Stated exercise:
All lines from the beginning of the listing through the line with "import plotly.graph_objects as go" are to be copied word for word; the pictures are not.

Supplied material:
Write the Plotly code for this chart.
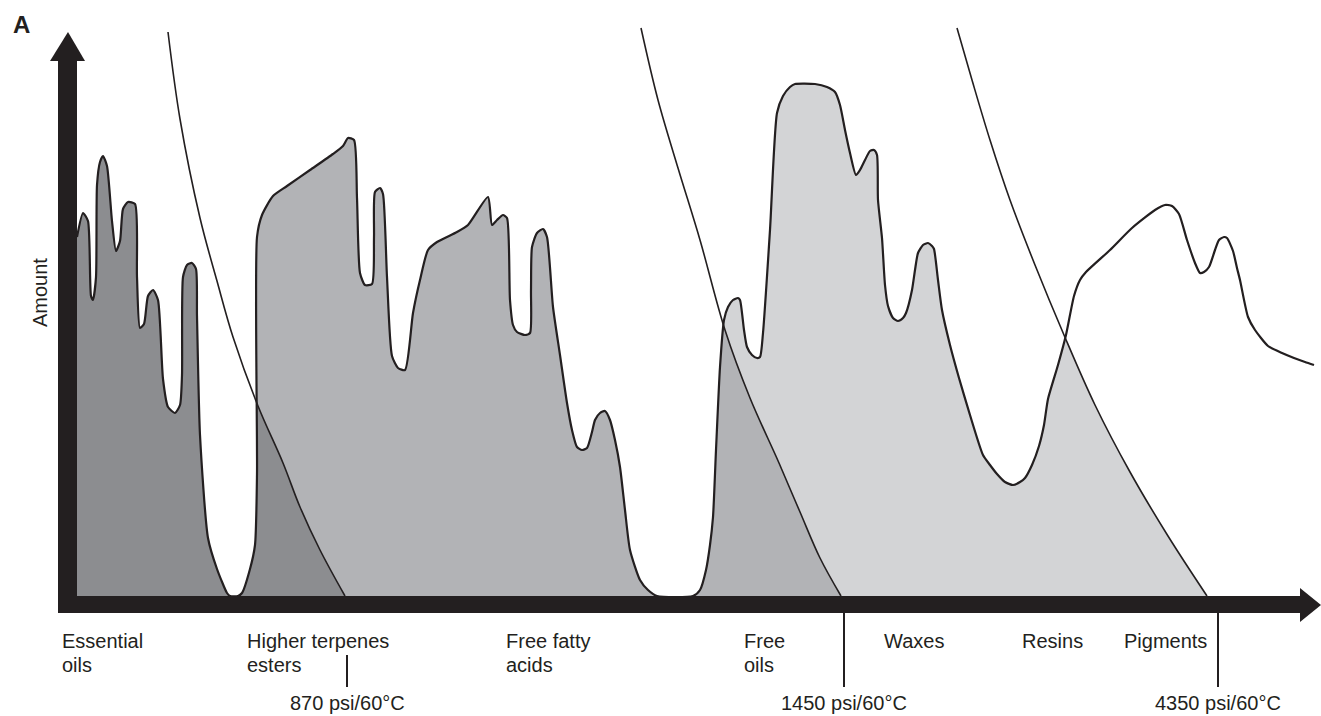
import plotly.graph_objects as go

outline_x = [0, 6, 11, 14, 16, 19, 20, 23, 26, 30, 35, 39, 43, 46, 51, 58, 60, 63, 67, 71,
             76, 81, 86, 91, 98, 103, 105, 106, 110, 115, 119, 120, 123, 131, 140, 150, 153, 161, 165, 173,
             178, 180, 180, 185, 196, 210, 233, 256, 266, 271, 277, 280, 283, 288, 295, 297, 298, 303, 306, 310,
             315, 321, 328, 336, 343, 351, 360, 380, 391, 411, 415, 420, 426, 430, 433, 436, 440, 448, 453, 454,
             455, 460, 466, 470, 476, 483, 490, 495, 500, 505, 510, 515, 518, 523, 528, 533, 538, 543, 548, 553,
             563, 571, 580, 616, 623, 629, 633, 636, 639, 643, 647, 651, 656, 661, 663, 667, 670, 675, 680, 683,
             686, 693, 700, 706, 713, 718, 738, 750, 758, 763, 768, 773, 779, 783, 788, 793, 797, 800, 801, 805,
             808, 811, 816, 821, 826, 829, 835, 838, 841, 846, 851, 855, 857, 861, 865, 873, 882, 893, 906, 913,
             920, 928, 936, 943, 948, 955, 962, 967, 971, 981, 989, 997, 1003, 1009, 1033, 1055, 1078, 1088, 1095, 1102,
             1110, 1118, 1123, 1127, 1132, 1138, 1142, 1147, 1150, 1156, 1160, 1163, 1171, 1178, 1191, 1205, 1217, 1228, 1237]
outline_y = [359, 383, 375, 300, 296, 319, 411, 434, 440, 430, 375, 345, 355, 387, 394, 392, 319, 268, 272, 300,
             306, 296, 217, 189, 183, 191, 221, 319, 331, 333, 327, 280, 161, 58, 27, 3, 0, 0, 3, 27,
             51, 122, 359, 381, 400, 410, 426, 442, 450, 458, 456, 398, 323, 311, 312, 359, 404, 408, 402, 319,
             240, 228, 226, 283, 316, 346, 354, 364, 371, 399, 371, 376, 381, 378, 296, 271, 264, 261, 263, 306,
             349, 363, 367, 359, 289, 241, 193, 166, 149, 146, 148, 164, 176, 183, 185, 176, 156, 129, 86, 46,
             16, 6, 0, 0, 6, 26, 51, 79, 146, 229, 276, 289, 296, 298, 296, 266, 249, 241, 238, 239,
             263, 366, 483, 500, 509, 512, 512, 509, 504, 491, 466, 443, 421, 426, 436, 445, 446, 441, 396, 358,
             311, 290, 278, 275, 278, 283, 306, 326, 343, 351, 353, 350, 347, 316, 286, 251, 218, 181, 141, 131,
             122, 114, 111, 114, 118, 131, 150, 171, 197, 231, 261, 300, 316, 324, 346, 368, 386, 391, 390, 382,
             356, 333, 323, 324, 329, 346, 356, 359, 358, 345, 328, 316, 279, 266, 250, 243, 238, 234, 231]
assert len(outline_x) == len(outline_y)

# extraction cut-off curves for the three pressure steps
cut1_x = [91, 103, 123, 140, 156, 181, 206, 223, 243, 268]
cut1_y = [564, 477, 378, 315, 259, 190, 133, 89, 46, 0]
cut2_x = [564, 581, 601, 623, 648, 673, 702, 723, 743, 764]
cut2_y = [568, 496, 428, 356, 266, 198, 133, 84, 38, 0]
cut3_x = [880, 895, 913, 933, 958, 987, 1018, 1053, 1091, 1130]
cut3_y = [568, 516, 456, 396, 331, 261, 191, 124, 60, 0]

categories = [["Essential", "oils"], ["Higher terpenes", "esters"], ["Free fatty", "acids"],
              ["Free", "oils"], ["Waxes"], ["Resins"], ["Pigments"]]
category_x = [-17, 168, 427, 665, 805, 943, 1045]

pressures = ["870 psi/60°C", "1450 psi/60°C", "4350 psi/60°C"]
pressure_x = [270, 767, 1141]
pressure_tick_top = [-59, -17, -17]

INK = "#231f20"
FONT = "Liberation Sans, Arial, sans-serif"

fig = go.Figure()

for cx, cy, col in [(cut3_x, cut3_y, "#d3d4d6"), (cut2_x, cut2_y, "#b2b3b6"), (cut1_x, cut1_y, "#8c8d90")]:
    fig.add_trace(go.Scatter(x=cx, y=cy, mode="lines", fill="tozerox", fillcolor=col,
                             line=dict(width=0, shape="spline"), hoverinfo="skip"))

# white out everything above the elution profile
fig.add_trace(go.Scatter(x=[outline_x[0], outline_x[-1]], y=[590, 590], mode="lines",
                         line=dict(width=0), hoverinfo="skip"))
fig.add_trace(go.Scatter(x=outline_x, y=outline_y, mode="lines", fill="tonexty", fillcolor="white",
                         line=dict(color=INK, width=2.2, shape="spline", smoothing=0.6), hoverinfo="skip"))

for cx, cy in [(cut1_x, cut1_y), (cut2_x, cut2_y), (cut3_x, cut3_y)]:
    fig.add_trace(go.Scatter(x=cx, y=cy, mode="lines",
                             line=dict(color=INK, width=1.6, shape="spline"), hoverinfo="skip"))

shapes = [
    dict(type="rect", x0=-19, x1=0, y0=-17, y1=536, fillcolor=INK, line_width=0),
    dict(type="path", path="M -27,535 L -9,564 L 8,535 Z", fillcolor=INK, line_width=0),
    dict(type="rect", x0=-19, x1=1224, y0=-17, y1=0, fillcolor=INK, line_width=0),
    dict(type="path", path="M 1223,8 L 1244,-9 L 1223,-26 Z", fillcolor=INK, line_width=0),
]
for px, top in zip(pressure_x, pressure_tick_top):
    shapes.append(dict(type="line", x0=px, x1=px, y0=top, y1=-91, line=dict(color=INK, width=2)))
for s in shapes:
    s["layer"] = "above"

annotations = []
for lines, x in zip(categories, category_x):
    for i, txt in enumerate(lines):
        annotations.append(dict(x=x, y=-45 - 24 * i, text=txt, xanchor="left", yanchor="middle",
                                showarrow=False, font=dict(size=20, color=INK, family=FONT)))
for txt, x in zip(pressures, pressure_x):
    annotations.append(dict(x=x, y=-107, text=txt, xanchor="center", yanchor="middle",
                            showarrow=False, font=dict(size=20, color=INK, family=FONT)))
annotations.append(dict(x=-37, y=303, text="Amount", textangle=-90, showarrow=False,
                        font=dict(size=20, color=INK, family=FONT)))
annotations.append(dict(x=-66, y=572, text="<b>A</b>", xanchor="left", showarrow=False,
                        font=dict(size=24, color=INK, family=FONT)))

fig.update_layout(
    width=1321, height=716,
    margin=dict(l=0, r=0, t=0, b=0),
    paper_bgcolor="white", plot_bgcolor="white",
    showlegend=False,
    xaxis=dict(range=[-77, 1244], visible=False, fixedrange=True),
    yaxis=dict(range=[-120, 596], visible=False, fixedrange=True),
    shapes=shapes,
    annotations=annotations,
)

# page body has a default 8px margin; drop it so the figure fills the window
fig.write_html("out.html", config={"displayModeBar": False},
               post_script="document.body.style.margin='0';document.body.style.overflow='hidden';")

Full output:
Write the Plotly code for this chart.
import plotly.graph_objects as go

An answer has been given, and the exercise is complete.